Use of surplus funds of state agencies

Commendable, but we should proceed judiciously

We welcome the initiative taken by the government to utilise the surplus funds of the state enterprises to implement various development projects. The organisations with the highest surplus funds include Bangladesh Petroleum Corporation (BPC), Bangladesh Power Development Board (BPDB), Petrobangla, Rural Electrification Board, Rajuk, Titas gas, etc. According to the finance ministry, the state-owned autonomous organisations held Tk 218,839 crore at banks until June 30 last year.

As of June 30, 2020, BPC and BPDB alone had a surplus fund of Tk 21,611 crore and Tk 19,474 crore, respectively. It makes absolutely no sense as to why such large sums of money should be lying idle in the banks while many of the development projects taken by the government remain unimplemented because of fund crisis. This daily reported earlier how many infrastructure development projects remained unimplemented or could not be completed in time because of uncertainty over financing. While the move to use underutilised funds is welcome, we hope the government will make good use of it and not spend it on vanity projects.

The government has already placed a bill in the parliament in this regard to bring the surplus money held by 61 state organisations to the national exchequer. According to the bill, the surplus funds will be deposited to the national exchequer after keeping aside the operational cost, additional 25 percent of the operational cost as emergency funds, money for general provident fund and pension, etc. It also states that the agencies will have to deposit the funds to the national exchequer within three months of completion of a fiscal year.

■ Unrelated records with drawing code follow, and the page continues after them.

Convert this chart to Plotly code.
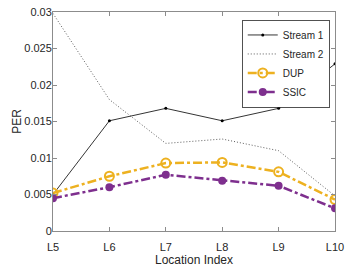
import plotly.graph_objects as go

locations = ["L5", "L6", "L7", "L8", "L9", "L10"]
stream1 = [0.0050, 0.0151, 0.0168, 0.0151, 0.0168, 0.0229]
stream2 = [0.0298, 0.0180, 0.0120, 0.0126, 0.0110, 0.0048]
dup = [0.0052, 0.0075, 0.0093, 0.0094, 0.0081, 0.0043]
ssic = [0.0045, 0.0060, 0.0077, 0.0069, 0.0062, 0.0031]

x = list(range(len(locations)))

fig = go.Figure()
fig.add_trace(go.Scatter(x=x, y=stream1, name="Stream 1", mode="lines+markers",
                         line=dict(color="black", width=0.8),
                         marker=dict(size=3, color="black")))
fig.add_trace(go.Scatter(x=x, y=stream2, name="Stream 2", mode="lines",
                         line=dict(color="#333333", width=0.8, dash="1px,2px")))
fig.add_trace(go.Scatter(x=x, y=dup, name="DUP", mode="lines+markers",
                         line=dict(color="#EDB120", width=2.5, dash="dashdot"),
                         marker=dict(size=9, symbol="circle-open", color="#EDB120",
                                     line=dict(width=2, color="#EDB120"))))
fig.add_trace(go.Scatter(x=x, y=ssic, name="SSIC", mode="lines+markers",
                         line=dict(color="#7E2F8E", width=2.5, dash="dashdot"),
                         marker=dict(size=8, color="#7E2F8E")))

axis_common = dict(showline=True, linecolor="#8c8c8c", linewidth=1, mirror="ticks",
                   ticks="inside", ticklen=4, tickcolor="#8c8c8c", showgrid=False,
                   zeroline=False, automargin=False,
                   tickfont=dict(size=11, color="#262626"))

fig.update_layout(
    width=346, height=272,
    margin=dict(l=53, r=11, t=12, b=41),
    paper_bgcolor="white", plot_bgcolor="white",
    font=dict(family="Liberation Sans, Arial, sans-serif", size=11, color="#262626"),
    xaxis=dict(tickmode="array", tickvals=x, ticktext=locations, range=[0, 5],
               ticklabelstandoff=6,
               title=dict(text="Location Index", font=dict(size=12), standoff=2),
               **axis_common),
    yaxis=dict(range=[0, 0.03], tickvals=[0, 0.005, 0.01, 0.015, 0.02, 0.025, 0.03],
               ticktext=["0", "0.005", "0.01", "0.015", "0.02", "0.025", "0.03"],
               ticklabelstandoff=-2,
               title=dict(text="PER", font=dict(size=12), standoff=0),
               **axis_common),
    legend=dict(x=0.67, y=0.965, xanchor="left", yanchor="top",
                bordercolor="#262626", borderwidth=0.8, bgcolor="white",
                font=dict(size=10), tracegroupgap=0, itemwidth=30),
    showlegend=True,
)

fig.write_html("out.html", config={"displayModeBar": False},
               post_script="document.body.style.margin='0';")
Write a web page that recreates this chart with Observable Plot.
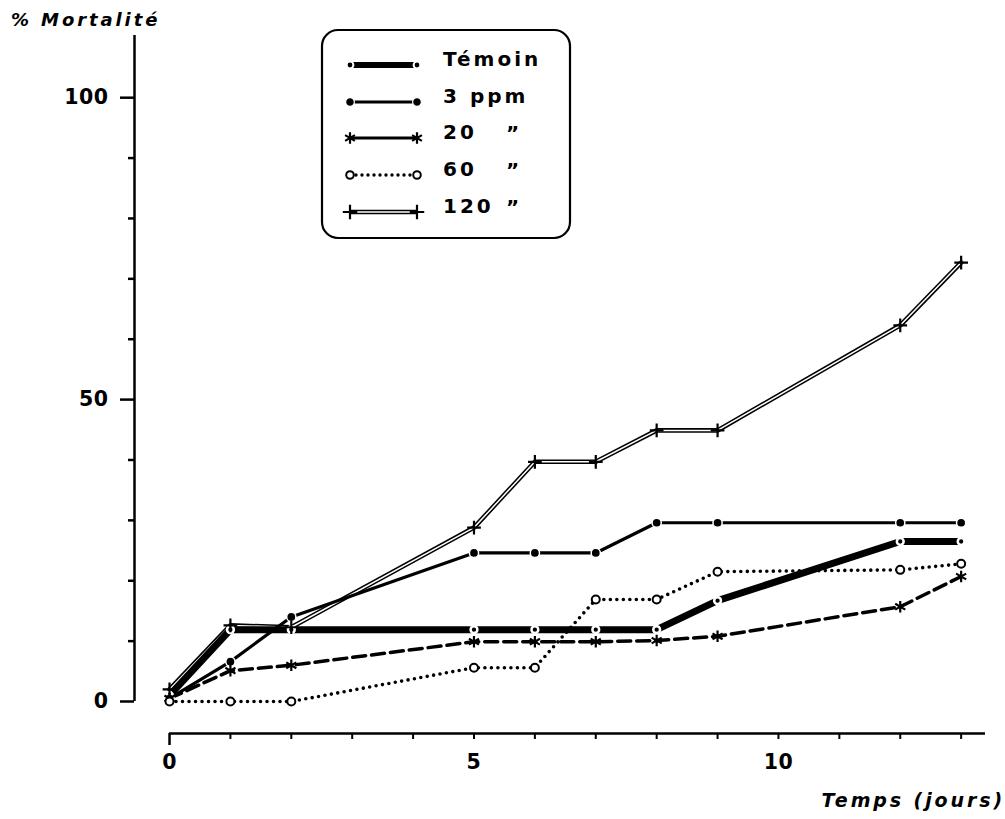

However, the fear of the bankers—that the law would hit hard our already cash-starved banking sector—in particular, should be taken into account so that the soon-to-be- passed law becomes implementable and people-oriented. Since the bill has now been with the parliamentary standing committee on finance for examination, we hope the committee will examine all the pros and cons before finalising it. The government should take expert opinions from those in the state enterprises and especially the banking sector, which would be the worst affected as most of the money was deposited with them.